WHAT TO WORK ON
List all the lines in these records that hold "chart".

THE INPUT
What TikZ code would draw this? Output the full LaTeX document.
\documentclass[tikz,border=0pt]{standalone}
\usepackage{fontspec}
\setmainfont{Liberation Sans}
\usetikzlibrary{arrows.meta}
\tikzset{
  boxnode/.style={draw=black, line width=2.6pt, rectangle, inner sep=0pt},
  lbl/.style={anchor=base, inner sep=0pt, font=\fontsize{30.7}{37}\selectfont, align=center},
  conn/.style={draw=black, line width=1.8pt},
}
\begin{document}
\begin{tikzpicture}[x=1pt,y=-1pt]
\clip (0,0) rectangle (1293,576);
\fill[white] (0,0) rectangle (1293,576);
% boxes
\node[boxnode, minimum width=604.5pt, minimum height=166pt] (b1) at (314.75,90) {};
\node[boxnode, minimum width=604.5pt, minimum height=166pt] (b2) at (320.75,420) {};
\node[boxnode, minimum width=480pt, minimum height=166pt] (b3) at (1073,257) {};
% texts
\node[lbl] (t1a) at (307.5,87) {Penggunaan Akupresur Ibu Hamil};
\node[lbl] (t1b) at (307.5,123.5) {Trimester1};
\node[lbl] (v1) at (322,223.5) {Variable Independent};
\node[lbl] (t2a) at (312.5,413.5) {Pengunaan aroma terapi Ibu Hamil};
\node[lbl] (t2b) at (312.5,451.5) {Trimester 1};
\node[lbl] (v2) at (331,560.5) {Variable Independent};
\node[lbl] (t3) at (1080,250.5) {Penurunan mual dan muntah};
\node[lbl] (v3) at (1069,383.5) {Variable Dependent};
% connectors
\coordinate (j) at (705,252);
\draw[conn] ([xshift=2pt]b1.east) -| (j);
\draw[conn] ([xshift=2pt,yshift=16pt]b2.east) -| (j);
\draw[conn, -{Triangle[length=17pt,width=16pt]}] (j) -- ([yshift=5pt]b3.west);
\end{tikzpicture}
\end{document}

--

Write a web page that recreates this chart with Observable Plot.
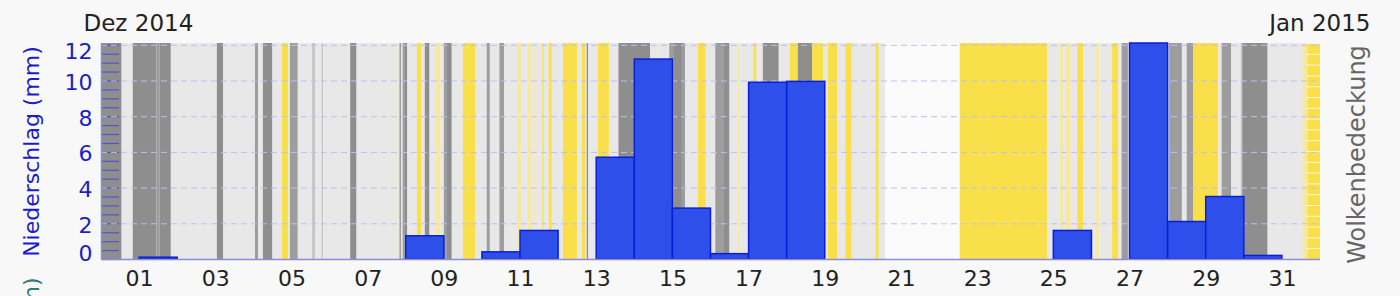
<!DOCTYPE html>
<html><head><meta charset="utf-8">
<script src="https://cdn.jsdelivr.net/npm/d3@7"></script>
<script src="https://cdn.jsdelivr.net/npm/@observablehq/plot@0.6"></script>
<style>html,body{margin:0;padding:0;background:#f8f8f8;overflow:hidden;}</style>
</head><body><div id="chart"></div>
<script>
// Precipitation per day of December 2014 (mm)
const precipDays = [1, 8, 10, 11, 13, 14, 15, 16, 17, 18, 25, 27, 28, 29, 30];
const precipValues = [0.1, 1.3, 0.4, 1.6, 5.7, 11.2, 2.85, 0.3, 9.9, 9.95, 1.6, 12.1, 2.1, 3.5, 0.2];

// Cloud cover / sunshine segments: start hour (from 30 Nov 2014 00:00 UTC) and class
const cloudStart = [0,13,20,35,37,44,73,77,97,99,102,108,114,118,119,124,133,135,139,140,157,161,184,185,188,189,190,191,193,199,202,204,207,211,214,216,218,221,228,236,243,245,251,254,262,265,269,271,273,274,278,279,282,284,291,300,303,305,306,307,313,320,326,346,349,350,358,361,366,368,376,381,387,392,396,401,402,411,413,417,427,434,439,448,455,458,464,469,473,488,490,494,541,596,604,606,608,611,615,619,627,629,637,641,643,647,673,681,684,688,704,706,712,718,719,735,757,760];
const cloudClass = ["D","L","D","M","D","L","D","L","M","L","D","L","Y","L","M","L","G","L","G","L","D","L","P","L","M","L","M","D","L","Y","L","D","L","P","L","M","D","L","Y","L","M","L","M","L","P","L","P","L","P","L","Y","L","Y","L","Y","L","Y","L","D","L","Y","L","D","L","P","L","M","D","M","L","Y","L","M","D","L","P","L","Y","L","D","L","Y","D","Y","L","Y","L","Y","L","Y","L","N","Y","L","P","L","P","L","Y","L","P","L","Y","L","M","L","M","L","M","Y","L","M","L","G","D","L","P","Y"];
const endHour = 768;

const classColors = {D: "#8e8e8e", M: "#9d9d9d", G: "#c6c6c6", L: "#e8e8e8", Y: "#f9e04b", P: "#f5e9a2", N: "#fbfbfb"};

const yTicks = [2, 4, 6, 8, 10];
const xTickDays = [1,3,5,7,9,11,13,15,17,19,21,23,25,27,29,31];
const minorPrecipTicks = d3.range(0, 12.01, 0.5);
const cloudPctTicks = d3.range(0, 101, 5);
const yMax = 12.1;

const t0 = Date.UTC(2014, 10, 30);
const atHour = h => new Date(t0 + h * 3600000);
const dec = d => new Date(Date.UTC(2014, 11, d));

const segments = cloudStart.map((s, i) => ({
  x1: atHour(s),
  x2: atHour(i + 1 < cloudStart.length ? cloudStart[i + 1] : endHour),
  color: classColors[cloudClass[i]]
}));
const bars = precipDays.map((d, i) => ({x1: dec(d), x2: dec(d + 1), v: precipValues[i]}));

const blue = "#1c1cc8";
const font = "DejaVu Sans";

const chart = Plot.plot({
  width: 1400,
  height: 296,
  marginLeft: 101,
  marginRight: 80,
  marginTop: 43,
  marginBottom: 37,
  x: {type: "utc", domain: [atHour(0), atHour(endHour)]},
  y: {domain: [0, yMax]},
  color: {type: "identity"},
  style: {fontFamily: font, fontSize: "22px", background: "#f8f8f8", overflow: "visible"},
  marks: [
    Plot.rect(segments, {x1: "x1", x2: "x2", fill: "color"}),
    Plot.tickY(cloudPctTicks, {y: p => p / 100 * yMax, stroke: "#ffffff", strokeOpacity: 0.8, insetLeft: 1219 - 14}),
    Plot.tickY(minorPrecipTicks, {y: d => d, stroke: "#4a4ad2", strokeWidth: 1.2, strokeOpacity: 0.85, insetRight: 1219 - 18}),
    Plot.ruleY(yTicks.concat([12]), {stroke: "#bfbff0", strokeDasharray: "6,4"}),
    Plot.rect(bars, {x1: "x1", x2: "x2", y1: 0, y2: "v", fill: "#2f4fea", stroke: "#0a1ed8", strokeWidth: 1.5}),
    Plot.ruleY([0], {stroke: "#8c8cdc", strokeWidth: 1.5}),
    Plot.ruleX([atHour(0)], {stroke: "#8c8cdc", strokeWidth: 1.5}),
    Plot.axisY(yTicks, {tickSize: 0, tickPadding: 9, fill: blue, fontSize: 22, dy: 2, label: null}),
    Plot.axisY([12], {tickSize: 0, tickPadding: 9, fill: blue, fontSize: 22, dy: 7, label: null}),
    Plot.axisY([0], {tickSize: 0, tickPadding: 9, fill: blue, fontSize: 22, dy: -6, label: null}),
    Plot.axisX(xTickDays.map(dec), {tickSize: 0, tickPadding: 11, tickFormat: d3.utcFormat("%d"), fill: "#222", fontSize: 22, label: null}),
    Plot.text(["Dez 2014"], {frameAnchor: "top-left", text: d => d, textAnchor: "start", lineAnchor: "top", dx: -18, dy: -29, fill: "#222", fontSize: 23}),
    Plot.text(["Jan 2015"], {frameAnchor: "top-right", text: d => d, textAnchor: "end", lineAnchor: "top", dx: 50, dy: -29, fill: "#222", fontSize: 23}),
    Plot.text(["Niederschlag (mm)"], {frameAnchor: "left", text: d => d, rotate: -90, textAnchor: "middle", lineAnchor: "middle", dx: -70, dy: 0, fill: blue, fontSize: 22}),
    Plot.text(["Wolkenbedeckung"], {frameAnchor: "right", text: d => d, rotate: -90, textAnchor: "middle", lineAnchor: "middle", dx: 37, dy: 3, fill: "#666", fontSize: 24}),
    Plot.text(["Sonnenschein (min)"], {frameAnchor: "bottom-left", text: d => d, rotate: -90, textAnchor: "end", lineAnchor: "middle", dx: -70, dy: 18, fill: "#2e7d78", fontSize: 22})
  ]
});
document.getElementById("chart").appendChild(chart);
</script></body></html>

RESULT OF THIS EXERCISE
Write a web page that recreates this chart with Observable Plot.
</head><body><div id="chart"></div>
const chart = Plot.plot({
document.getElementById("chart").appendChild(chart);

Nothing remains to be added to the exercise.